BBC Brasil - Na sua opinião, há como dizer que a imprensa está extrapolando seu papel de fiscalização, controle, porque ela desagrada e confronta o governo? Onde e quando pode, se isso é possível, se decidir que a imprensa deixou de servir como uma salvaguarda da democracia?
Kotscho - Tudo depende do momento histórico, da circunstância. Essa mesma mídia da qual estamos falando hoje, sem exceção, apoiou o golpe de 1964. Apoiou não só em editoriais, mas com alguns de seus dirigentes participando de reuniões que levaram ao golpe. São as mesmas empresas de 1964. Em 1968, houve uma divisão, porque oEstado de São Paulo, que foi um dos jornais mais entusiastas do golpe, rompeu com os militares e partiu para a resistência, não aceitou a censura. Os outros aceitaram a censura passivamente até o fim. A Veja na época também não aceitou.

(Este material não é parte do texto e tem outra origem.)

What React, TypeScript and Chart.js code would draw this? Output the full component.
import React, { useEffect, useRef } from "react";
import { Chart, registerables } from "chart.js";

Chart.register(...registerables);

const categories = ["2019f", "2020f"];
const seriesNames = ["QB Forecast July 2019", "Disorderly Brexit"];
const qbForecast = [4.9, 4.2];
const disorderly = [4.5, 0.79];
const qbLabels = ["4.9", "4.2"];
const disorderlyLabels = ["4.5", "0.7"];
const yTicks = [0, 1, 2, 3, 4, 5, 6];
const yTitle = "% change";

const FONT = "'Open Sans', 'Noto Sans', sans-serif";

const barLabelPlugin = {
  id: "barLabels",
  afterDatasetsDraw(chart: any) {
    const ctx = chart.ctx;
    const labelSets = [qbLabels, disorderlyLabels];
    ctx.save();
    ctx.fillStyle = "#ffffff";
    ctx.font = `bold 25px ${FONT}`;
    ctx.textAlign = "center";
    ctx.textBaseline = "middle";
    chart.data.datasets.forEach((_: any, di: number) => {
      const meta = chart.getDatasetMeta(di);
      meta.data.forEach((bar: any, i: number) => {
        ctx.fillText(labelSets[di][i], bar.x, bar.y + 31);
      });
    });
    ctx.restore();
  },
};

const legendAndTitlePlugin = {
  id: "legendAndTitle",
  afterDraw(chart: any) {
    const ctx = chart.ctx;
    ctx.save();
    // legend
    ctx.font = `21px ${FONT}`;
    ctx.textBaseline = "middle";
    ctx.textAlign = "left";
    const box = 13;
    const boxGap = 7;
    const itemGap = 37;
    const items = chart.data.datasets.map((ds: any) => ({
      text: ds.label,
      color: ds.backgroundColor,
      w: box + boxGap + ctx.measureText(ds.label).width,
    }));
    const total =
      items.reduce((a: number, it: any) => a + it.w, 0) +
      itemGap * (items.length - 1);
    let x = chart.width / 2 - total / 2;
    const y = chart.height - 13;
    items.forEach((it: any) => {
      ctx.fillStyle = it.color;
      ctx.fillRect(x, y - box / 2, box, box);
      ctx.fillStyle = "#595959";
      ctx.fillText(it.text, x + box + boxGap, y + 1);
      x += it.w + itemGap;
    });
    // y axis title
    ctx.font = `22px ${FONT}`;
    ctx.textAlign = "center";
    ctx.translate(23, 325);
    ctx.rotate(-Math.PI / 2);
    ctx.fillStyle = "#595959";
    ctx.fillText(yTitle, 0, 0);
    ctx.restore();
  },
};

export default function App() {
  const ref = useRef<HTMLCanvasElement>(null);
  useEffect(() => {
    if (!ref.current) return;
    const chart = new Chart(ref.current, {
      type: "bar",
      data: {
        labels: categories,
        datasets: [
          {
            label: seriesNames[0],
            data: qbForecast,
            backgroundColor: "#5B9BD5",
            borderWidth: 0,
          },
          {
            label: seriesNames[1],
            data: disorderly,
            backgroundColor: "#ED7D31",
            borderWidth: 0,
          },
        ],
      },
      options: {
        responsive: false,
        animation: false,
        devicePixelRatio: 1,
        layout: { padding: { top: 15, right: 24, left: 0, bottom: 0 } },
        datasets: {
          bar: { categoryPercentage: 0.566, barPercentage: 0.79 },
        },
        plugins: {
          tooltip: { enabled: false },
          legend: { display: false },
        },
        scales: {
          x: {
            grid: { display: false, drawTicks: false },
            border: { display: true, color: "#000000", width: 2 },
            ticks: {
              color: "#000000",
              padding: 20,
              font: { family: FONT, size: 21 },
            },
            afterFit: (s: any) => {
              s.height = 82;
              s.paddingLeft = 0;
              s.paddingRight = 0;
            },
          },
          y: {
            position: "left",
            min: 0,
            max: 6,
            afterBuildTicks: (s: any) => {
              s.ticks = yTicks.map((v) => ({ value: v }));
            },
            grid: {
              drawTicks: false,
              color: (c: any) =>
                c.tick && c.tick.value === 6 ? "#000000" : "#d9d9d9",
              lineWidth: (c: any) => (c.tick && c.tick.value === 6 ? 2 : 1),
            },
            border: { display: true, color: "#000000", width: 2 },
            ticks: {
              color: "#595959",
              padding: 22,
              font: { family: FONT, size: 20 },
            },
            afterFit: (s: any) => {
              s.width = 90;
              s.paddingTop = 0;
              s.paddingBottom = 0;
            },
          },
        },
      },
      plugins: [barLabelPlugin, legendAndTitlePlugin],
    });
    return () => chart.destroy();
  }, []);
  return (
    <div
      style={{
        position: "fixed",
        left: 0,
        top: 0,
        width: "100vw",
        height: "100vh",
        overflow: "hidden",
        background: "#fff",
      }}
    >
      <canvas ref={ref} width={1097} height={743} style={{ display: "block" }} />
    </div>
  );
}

A imprensa teve um importante papel no final da ditadura, mostrando o movimento social, que estava crescendo. Mas não podemos esquecer que, em 1984, houve um momento muito importante no Brasil, que foi a campanha pelas Diretas. Para se ver que a história não é linear, e que não dá para se falar da imprensa brasileira, porque varia de um momento para outro. No começo, o único jornal que cobria a campanha pelas Diretas era a Folha, onde por acaso eu trabalhava. Os outros eram contra. E só entraram aos poucos, à medida que a população foi crescendo nas ruas, quando já não dava mais para ignorar.

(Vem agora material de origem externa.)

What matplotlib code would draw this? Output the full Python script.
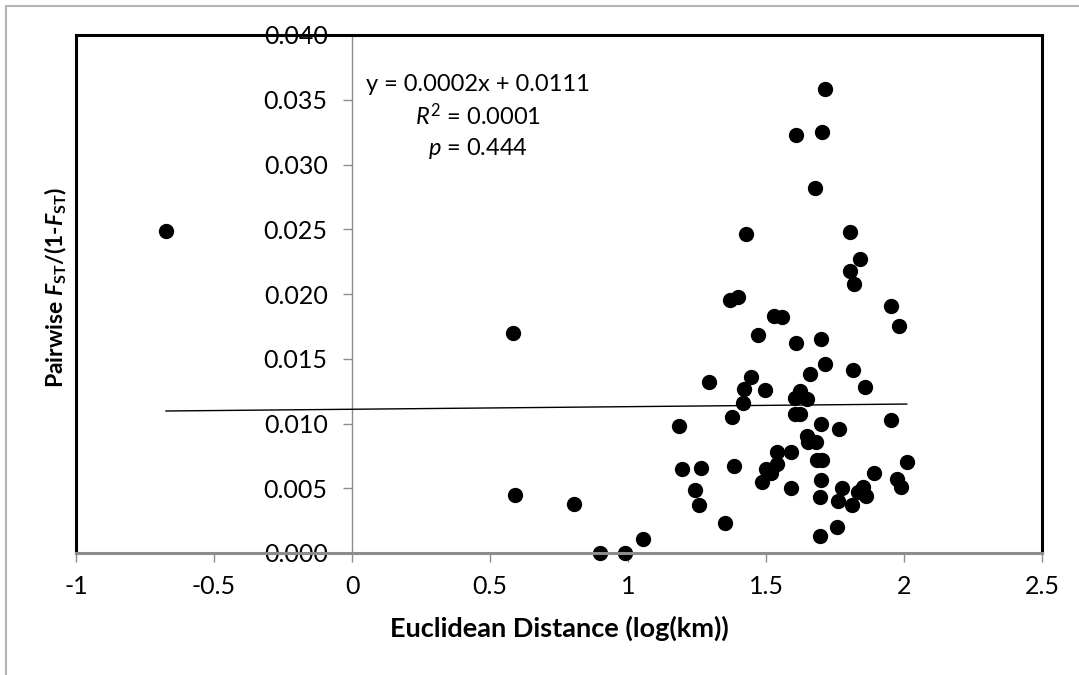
import numpy as np
import matplotlib
matplotlib.use("Agg")
import matplotlib.pyplot as plt
from matplotlib.patches import Rectangle
from matplotlib.lines import Line2D

plt.rcParams['font.family'] = ['Lato', 'DejaVu Sans']
plt.rcParams['mathtext.fontset'] = 'custom'
plt.rcParams['mathtext.rm'] = 'Lato'
plt.rcParams['mathtext.it'] = 'Lato:italic'
plt.rcParams['mathtext.bf'] = 'Lato:bold'
plt.rcParams['mathtext.bfit'] = 'Lato:italic:bold'

# log10 euclidean distance (km) vs pairwise Fst/(1-Fst)
log_dist = [-0.674, 0.583, 0.590, 0.806, 0.899, 0.989, 1.053, 1.186, 1.197, 1.243,
            1.258, 1.263, 1.293, 1.351, 1.370, 1.376, 1.384, 1.400, 1.415, 1.420,
            1.426, 1.446, 1.470, 1.485, 1.496, 1.500, 1.518, 1.530, 1.541, 1.541,
            1.559, 1.591, 1.591, 1.605, 1.605, 1.608, 1.609, 1.623, 1.623, 1.647,
            1.647, 1.653, 1.659, 1.678, 1.681, 1.686, 1.696, 1.696, 1.699, 1.699,
            1.699, 1.702, 1.703, 1.714, 1.714, 1.756, 1.760, 1.764, 1.777, 1.804,
            1.804, 1.813, 1.816, 1.819, 1.835, 1.841, 1.853, 1.859, 1.862, 1.893,
            1.952, 1.952, 1.973, 1.982, 1.988, 2.010]
fst = [0.0249, 0.0170, 0.0045, 0.0038, 0.0000, 0.0000, 0.0011, 0.0098, 0.0065, 0.0049,
       0.0037, 0.0066, 0.0132, 0.0023, 0.0195, 0.0105, 0.0067, 0.0198, 0.0116, 0.0127,
       0.0246, 0.0136, 0.0168, 0.0055, 0.0126, 0.0065, 0.0062, 0.0183, 0.0078, 0.0069,
       0.0182, 0.0078, 0.0050, 0.0120, 0.0107, 0.0162, 0.0323, 0.0125, 0.0107, 0.0119,
       0.0090, 0.0086, 0.0138, 0.0282, 0.0086, 0.0072, 0.0043, 0.0013, 0.0165, 0.0100,
       0.0056, 0.0072, 0.0325, 0.0146, 0.0358, 0.0020, 0.0040, 0.0096, 0.0050, 0.0248,
       0.0218, 0.0037, 0.0141, 0.0208, 0.0047, 0.0227, 0.0051, 0.0128, 0.0044, 0.0062,
       0.0191, 0.0103, 0.0057, 0.0175, 0.0051, 0.0070]

slope = 0.0002
intercept = 0.0111
x_ticks = [-1, -0.5, 0, 0.5, 1, 1.5, 2, 2.5]
x_ticklabels = ['-1', '-0.5', '0', '0.5', '1', '1.5', '2', '2.5']
y_ticks = [0.000, 0.005, 0.010, 0.015, 0.020, 0.025, 0.030, 0.035, 0.040]

W, H = 1079, 675
fig = plt.figure(figsize=(W / 100, H / 100), dpi=100)
ax = fig.add_axes([76 / W, (H - 553) / H, (1042 - 76) / W, (553 - 35) / H])

# outer chart frame (runs off the right and bottom edges)
fig.add_artist(Rectangle((6 / W, -0.2), 1.5, 1.2 - 6 / H, transform=fig.transFigure,
                         fill=False, edgecolor='#b4b4b4', lw=1.5))

ax.plot(log_dist, fst, 'o', color='black', ms=10, zorder=4, clip_on=False)

xs = np.array([min(log_dist), max(log_dist)])
ax.plot(xs, slope * xs + intercept, color='black', lw=1, zorder=3)

ax.set_xlim(-1, 2.5)
ax.set_ylim(0, 0.04)
ax.set_xticks(x_ticks)
ax.set_xticklabels(x_ticklabels)
ax.set_yticks(y_ticks)
ax.set_yticklabels(['%.3f' % v for v in y_ticks])

ax.spines['left'].set_position(('data', 0))
ax.spines['left'].set_color('#8c8c8c')
ax.spines['left'].set_linewidth(1)
ax.spines['bottom'].set_color('#8c8c8c')
ax.spines['bottom'].set_linewidth(2.2)
ax.spines['bottom'].set_zorder(5)
for s in ['top', 'right']:
    ax.spines[s].set_color('black')
    ax.spines[s].set_linewidth(2.2)
ax.add_line(Line2D([0, 0], [0, 1], transform=ax.transAxes, color='black', lw=2.2,
                   clip_on=False, zorder=2))

ax.tick_params(axis='both', direction='out', length=6.5, width=1, color='#8c8c8c',
               labelsize=18, labelcolor='black')
ax.tick_params(axis='x', pad=9)
ax.tick_params(axis='y', pad=11)

ax.set_xlabel('Euclidean Distance (log(km))', fontsize=19.5, fontweight='bold', labelpad=13)
fig.text(56 / W, 1 - 287 / H,
         r'Pairwise $\mathbfit{F}_{\mathbf{ST}}$/(1-$\mathbfit{F}_{\mathbf{ST}}$)',
         fontsize=16.5, fontweight='bold', rotation=90, ha='center', va='center')

ax.text(0.457, 0.0362, 'y = 0.0002x + 0.0111', fontsize=17, ha='center', va='center')
ax.text(0.457, 0.0338, r'$\mathit{R}^{2}$ = 0.0001', fontsize=17, ha='center', va='center')
ax.text(0.457, 0.03127, r'$\mathit{p}$ = 0.444', fontsize=17, ha='center', va='center')

fig.savefig('out.png', dpi=100)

Então não dá para se ter uma visão da imprensa como uma coisa monolítica, ela vai muito ao sabor dos seus interesses, das circunstâncias políticas do país.
BBC Brasil - Existe, na sua opinião, uma relação ideal entre mídia e governo?
Kotscho - Não existe, é impossível. Em nenhuma época, em nenhum país do mundo. Governo e imprensa são inconciliáveis, têm um tempo diferente, uma natureza diferente.